• **TASK STATEMENT**
Copy the lines that follow, keeping every character the same.

• **EXCERPTED DATA**

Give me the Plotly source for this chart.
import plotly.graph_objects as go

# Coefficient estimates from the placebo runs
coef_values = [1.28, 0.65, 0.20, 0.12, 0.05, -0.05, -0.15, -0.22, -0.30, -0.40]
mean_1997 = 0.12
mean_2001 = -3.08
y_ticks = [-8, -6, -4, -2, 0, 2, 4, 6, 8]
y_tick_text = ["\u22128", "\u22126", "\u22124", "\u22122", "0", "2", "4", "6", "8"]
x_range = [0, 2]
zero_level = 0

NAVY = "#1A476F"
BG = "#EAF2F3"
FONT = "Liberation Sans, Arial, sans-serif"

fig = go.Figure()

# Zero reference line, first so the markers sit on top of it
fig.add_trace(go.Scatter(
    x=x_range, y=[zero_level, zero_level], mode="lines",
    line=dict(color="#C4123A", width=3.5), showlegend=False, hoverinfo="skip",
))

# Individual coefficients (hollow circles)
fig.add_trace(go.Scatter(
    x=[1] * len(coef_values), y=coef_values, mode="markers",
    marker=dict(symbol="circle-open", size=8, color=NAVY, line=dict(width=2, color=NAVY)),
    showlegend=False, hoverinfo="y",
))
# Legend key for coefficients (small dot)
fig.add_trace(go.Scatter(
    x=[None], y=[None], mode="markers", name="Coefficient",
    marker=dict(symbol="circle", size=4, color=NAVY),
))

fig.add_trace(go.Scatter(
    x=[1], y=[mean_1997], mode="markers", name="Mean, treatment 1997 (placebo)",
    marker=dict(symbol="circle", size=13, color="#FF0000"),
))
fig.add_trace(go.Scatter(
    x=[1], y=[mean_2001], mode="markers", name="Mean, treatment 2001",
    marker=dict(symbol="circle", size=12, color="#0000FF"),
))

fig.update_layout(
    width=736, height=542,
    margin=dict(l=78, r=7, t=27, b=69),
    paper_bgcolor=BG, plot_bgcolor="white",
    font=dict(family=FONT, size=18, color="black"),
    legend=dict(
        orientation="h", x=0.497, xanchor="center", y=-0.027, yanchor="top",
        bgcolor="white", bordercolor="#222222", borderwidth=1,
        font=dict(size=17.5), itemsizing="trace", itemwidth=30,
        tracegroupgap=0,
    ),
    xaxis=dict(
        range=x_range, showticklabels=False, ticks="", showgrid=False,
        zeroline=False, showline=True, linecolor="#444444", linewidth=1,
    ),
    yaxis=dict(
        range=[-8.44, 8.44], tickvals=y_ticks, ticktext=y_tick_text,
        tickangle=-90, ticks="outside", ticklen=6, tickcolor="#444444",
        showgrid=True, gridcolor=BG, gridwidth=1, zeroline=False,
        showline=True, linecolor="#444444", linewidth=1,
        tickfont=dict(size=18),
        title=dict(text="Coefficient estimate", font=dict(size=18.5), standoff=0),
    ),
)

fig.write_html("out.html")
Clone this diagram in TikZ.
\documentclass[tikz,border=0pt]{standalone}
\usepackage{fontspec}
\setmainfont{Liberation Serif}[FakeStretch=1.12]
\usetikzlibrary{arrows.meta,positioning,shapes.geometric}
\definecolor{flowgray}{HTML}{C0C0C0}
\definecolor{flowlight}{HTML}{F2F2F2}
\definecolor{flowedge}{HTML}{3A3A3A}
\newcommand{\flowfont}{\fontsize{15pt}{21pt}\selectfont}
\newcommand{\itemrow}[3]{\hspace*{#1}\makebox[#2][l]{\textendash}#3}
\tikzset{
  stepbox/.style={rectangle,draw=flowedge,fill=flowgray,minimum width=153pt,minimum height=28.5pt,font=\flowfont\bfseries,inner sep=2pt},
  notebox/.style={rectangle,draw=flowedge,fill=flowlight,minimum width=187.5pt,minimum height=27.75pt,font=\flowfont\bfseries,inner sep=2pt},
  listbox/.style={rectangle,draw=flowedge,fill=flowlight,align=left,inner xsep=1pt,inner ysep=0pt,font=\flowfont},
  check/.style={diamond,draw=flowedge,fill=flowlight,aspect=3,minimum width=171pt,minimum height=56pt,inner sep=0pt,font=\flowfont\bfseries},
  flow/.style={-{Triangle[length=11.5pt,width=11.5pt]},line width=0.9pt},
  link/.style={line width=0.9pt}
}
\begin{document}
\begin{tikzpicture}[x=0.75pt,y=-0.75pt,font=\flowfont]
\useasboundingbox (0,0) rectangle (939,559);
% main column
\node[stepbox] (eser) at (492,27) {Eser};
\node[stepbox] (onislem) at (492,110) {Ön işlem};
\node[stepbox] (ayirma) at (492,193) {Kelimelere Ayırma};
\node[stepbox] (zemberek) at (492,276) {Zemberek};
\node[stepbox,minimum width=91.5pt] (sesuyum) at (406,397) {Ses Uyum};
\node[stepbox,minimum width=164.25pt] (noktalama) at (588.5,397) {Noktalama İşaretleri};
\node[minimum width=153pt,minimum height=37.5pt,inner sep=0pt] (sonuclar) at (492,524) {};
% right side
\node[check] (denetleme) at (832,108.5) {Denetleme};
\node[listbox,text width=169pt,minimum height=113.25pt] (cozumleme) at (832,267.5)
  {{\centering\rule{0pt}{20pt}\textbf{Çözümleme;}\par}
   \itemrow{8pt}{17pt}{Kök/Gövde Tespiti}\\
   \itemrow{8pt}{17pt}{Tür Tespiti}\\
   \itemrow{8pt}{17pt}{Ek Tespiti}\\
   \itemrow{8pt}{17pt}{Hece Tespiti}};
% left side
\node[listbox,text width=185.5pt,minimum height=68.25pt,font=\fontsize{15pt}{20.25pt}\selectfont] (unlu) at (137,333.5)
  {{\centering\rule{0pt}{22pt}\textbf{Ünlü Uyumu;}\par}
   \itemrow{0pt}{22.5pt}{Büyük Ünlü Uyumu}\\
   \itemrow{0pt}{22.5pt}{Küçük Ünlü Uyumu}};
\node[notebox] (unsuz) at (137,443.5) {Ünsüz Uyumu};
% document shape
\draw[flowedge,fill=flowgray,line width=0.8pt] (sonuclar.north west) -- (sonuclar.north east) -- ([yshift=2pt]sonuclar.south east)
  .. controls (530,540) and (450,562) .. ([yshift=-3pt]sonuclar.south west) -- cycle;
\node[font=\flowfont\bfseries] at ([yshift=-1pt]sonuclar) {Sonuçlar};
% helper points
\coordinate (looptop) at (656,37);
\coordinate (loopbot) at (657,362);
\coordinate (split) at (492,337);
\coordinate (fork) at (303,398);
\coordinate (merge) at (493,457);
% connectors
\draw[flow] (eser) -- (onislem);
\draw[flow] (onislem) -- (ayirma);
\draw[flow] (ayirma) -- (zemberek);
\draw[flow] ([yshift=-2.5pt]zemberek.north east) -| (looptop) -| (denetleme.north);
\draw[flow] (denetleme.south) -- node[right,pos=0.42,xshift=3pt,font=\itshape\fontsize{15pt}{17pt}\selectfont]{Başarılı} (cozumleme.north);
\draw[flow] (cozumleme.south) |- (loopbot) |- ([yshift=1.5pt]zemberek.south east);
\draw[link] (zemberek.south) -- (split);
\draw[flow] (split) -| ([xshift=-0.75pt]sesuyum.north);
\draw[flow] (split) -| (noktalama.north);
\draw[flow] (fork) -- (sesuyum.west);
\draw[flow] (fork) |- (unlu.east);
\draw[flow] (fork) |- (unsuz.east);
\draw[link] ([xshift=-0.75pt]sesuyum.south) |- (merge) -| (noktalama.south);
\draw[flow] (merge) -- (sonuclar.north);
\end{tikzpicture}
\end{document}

• **OUTPUT BELOW**
Give me the Plotly source for this chart.
import plotly.graph_objects as go

# Coefficient estimates from the placebo runs
coef_values = [1.28, 0.65, 0.20, 0.12, 0.05, -0.05, -0.15, -0.22, -0.30, -0.40]
mean_1997 = 0.12
mean_2001 = -3.08
y_ticks = [-8, -6, -4, -2, 0, 2, 4, 6, 8]
y_tick_text = ["\u22128", "\u22126", "\u22124", "\u22122", "0", "2", "4", "6", "8"]
x_range = [0, 2]
zero_level = 0

NAVY = "#1A476F"
BG = "#EAF2F3"
FONT = "Liberation Sans, Arial, sans-serif"

fig = go.Figure()

# Zero reference line, first so the markers sit on top of it
fig.add_trace(go.Scatter(
    x=x_range, y=[zero_level, zero_level], mode="lines",
    line=dict(color="#C4123A", width=3.5), showlegend=False, hoverinfo="skip",
))

# Individual coefficients (hollow circles)
fig.add_trace(go.Scatter(
    x=[1] * len(coef_values), y=coef_values, mode="markers",
    marker=dict(symbol="circle-open", size=8, color=NAVY, line=dict(width=2, color=NAVY)),
    showlegend=False, hoverinfo="y",
))
# Legend key for coefficients (small dot)
fig.add_trace(go.Scatter(
    x=[None], y=[None], mode="markers", name="Coefficient",
    marker=dict(symbol="circle", size=4, color=NAVY),
))

fig.add_trace(go.Scatter(
    x=[1], y=[mean_1997], mode="markers", name="Mean, treatment 1997 (placebo)",
    marker=dict(symbol="circle", size=13, color="#FF0000"),
))
fig.add_trace(go.Scatter(
    x=[1], y=[mean_2001], mode="markers", name="Mean, treatment 2001",
    marker=dict(symbol="circle", size=12, color="#0000FF"),
))

fig.update_layout(
    width=736, height=542,
    margin=dict(l=78, r=7, t=27, b=69),
    paper_bgcolor=BG, plot_bgcolor="white",
    font=dict(family=FONT, size=18, color="black"),
    legend=dict(
        orientation="h", x=0.497, xanchor="center", y=-0.027, yanchor="top",
        bgcolor="white", bordercolor="#222222", borderwidth=1,
        font=dict(size=17.5), itemsizing="trace", itemwidth=30,
        tracegroupgap=0,
    ),
    xaxis=dict(
        range=x_range, showticklabels=False, ticks="", showgrid=False,
        zeroline=False, showline=True, linecolor="#444444", linewidth=1,
    ),
    yaxis=dict(
        range=[-8.44, 8.44], tickvals=y_ticks, ticktext=y_tick_text,
        tickangle=-90, ticks="outside", ticklen=6, tickcolor="#444444",
        showgrid=True, gridcolor=BG, gridwidth=1, zeroline=False,
        showline=True, linecolor="#444444", linewidth=1,
        tickfont=dict(size=18),
        title=dict(text="Coefficient estimate", font=dict(size=18.5), standoff=0),
    ),
)

fig.write_html("out.html")
Clone this diagram in TikZ.
\documentclass[tikz,border=0pt]{standalone}
\usepackage{fontspec}
\setmainfont{Liberation Serif}[FakeStretch=1.12]
\usetikzlibrary{arrows.meta,positioning,shapes.geometric}
\definecolor{flowgray}{HTML}{C0C0C0}
\definecolor{flowlight}{HTML}{F2F2F2}
\definecolor{flowedge}{HTML}{3A3A3A}
\newcommand{\flowfont}{\fontsize{15pt}{21pt}\selectfont}
\newcommand{\itemrow}[3]{\hspace*{#1}\makebox[#2][l]{\textendash}#3}
\tikzset{
  stepbox/.style={rectangle,draw=flowedge,fill=flowgray,minimum width=153pt,minimum height=28.5pt,font=\flowfont\bfseries,inner sep=2pt},
  notebox/.style={rectangle,draw=flowedge,fill=flowlight,minimum width=187.5pt,minimum height=27.75pt,font=\flowfont\bfseries,inner sep=2pt},
  listbox/.style={rectangle,draw=flowedge,fill=flowlight,align=left,inner xsep=1pt,inner ysep=0pt,font=\flowfont},
  check/.style={diamond,draw=flowedge,fill=flowlight,aspect=3,minimum width=171pt,minimum height=56pt,inner sep=0pt,font=\flowfont\bfseries},
  flow/.style={-{Triangle[length=11.5pt,width=11.5pt]},line width=0.9pt},
  link/.style={line width=0.9pt}
}
\begin{document}
\begin{tikzpicture}[x=0.75pt,y=-0.75pt,font=\flowfont]
\useasboundingbox (0,0) rectangle (939,559);
% main column
\node[stepbox] (eser) at (492,27) {Eser};
\node[stepbox] (onislem) at (492,110) {Ön işlem};
\node[stepbox] (ayirma) at (492,193) {Kelimelere Ayırma};
\node[stepbox] (zemberek) at (492,276) {Zemberek};
\node[stepbox,minimum width=91.5pt] (sesuyum) at (406,397) {Ses Uyum};
\node[stepbox,minimum width=164.25pt] (noktalama) at (588.5,397) {Noktalama İşaretleri};
\node[minimum width=153pt,minimum height=37.5pt,inner sep=0pt] (sonuclar) at (492,524) {};
% right side
\node[check] (denetleme) at (832,108.5) {Denetleme};
\node[listbox,text width=169pt,minimum height=113.25pt] (cozumleme) at (832,267.5)
  {{\centering\rule{0pt}{20pt}\textbf{Çözümleme;}\par}
   \itemrow{8pt}{17pt}{Kök/Gövde Tespiti}\\
   \itemrow{8pt}{17pt}{Tür Tespiti}\\
   \itemrow{8pt}{17pt}{Ek Tespiti}\\
   \itemrow{8pt}{17pt}{Hece Tespiti}};
% left side
\node[listbox,text width=185.5pt,minimum height=68.25pt,font=\fontsize{15pt}{20.25pt}\selectfont] (unlu) at (137,333.5)
  {{\centering\rule{0pt}{22pt}\textbf{Ünlü Uyumu;}\par}
   \itemrow{0pt}{22.5pt}{Büyük Ünlü Uyumu}\\
   \itemrow{0pt}{22.5pt}{Küçük Ünlü Uyumu}};
\node[notebox] (unsuz) at (137,443.5) {Ünsüz Uyumu};
% document shape
\draw[flowedge,fill=flowgray,line width=0.8pt] (sonuclar.north west) -- (sonuclar.north east) -- ([yshift=2pt]sonuclar.south east)
  .. controls (530,540) and (450,562) .. ([yshift=-3pt]sonuclar.south west) -- cycle;
\node[font=\flowfont\bfseries] at ([yshift=-1pt]sonuclar) {Sonuçlar};
% helper points
\coordinate (looptop) at (656,37);
\coordinate (loopbot) at (657,362);
\coordinate (split) at (492,337);
\coordinate (fork) at (303,398);
\coordinate (merge) at (493,457);
% connectors
\draw[flow] (eser) -- (onislem);
\draw[flow] (onislem) -- (ayirma);
\draw[flow] (ayirma) -- (zemberek);
\draw[flow] ([yshift=-2.5pt]zemberek.north east) -| (looptop) -| (denetleme.north);
\draw[flow] (denetleme.south) -- node[right,pos=0.42,xshift=3pt,font=\itshape\fontsize{15pt}{17pt}\selectfont]{Başarılı} (cozumleme.north);
\draw[flow] (cozumleme.south) |- (loopbot) |- ([yshift=1.5pt]zemberek.south east);
\draw[link] (zemberek.south) -- (split);
\draw[flow] (split) -| ([xshift=-0.75pt]sesuyum.north);
\draw[flow] (split) -| (noktalama.north);
\draw[flow] (fork) -- (sesuyum.west);
\draw[flow] (fork) |- (unlu.east);
\draw[flow] (fork) |- (unsuz.east);
\draw[link] ([xshift=-0.75pt]sesuyum.south) |- (merge) -| (noktalama.south);
\draw[flow] (merge) -- (sonuclar.north);
\end{tikzpicture}
\end{document}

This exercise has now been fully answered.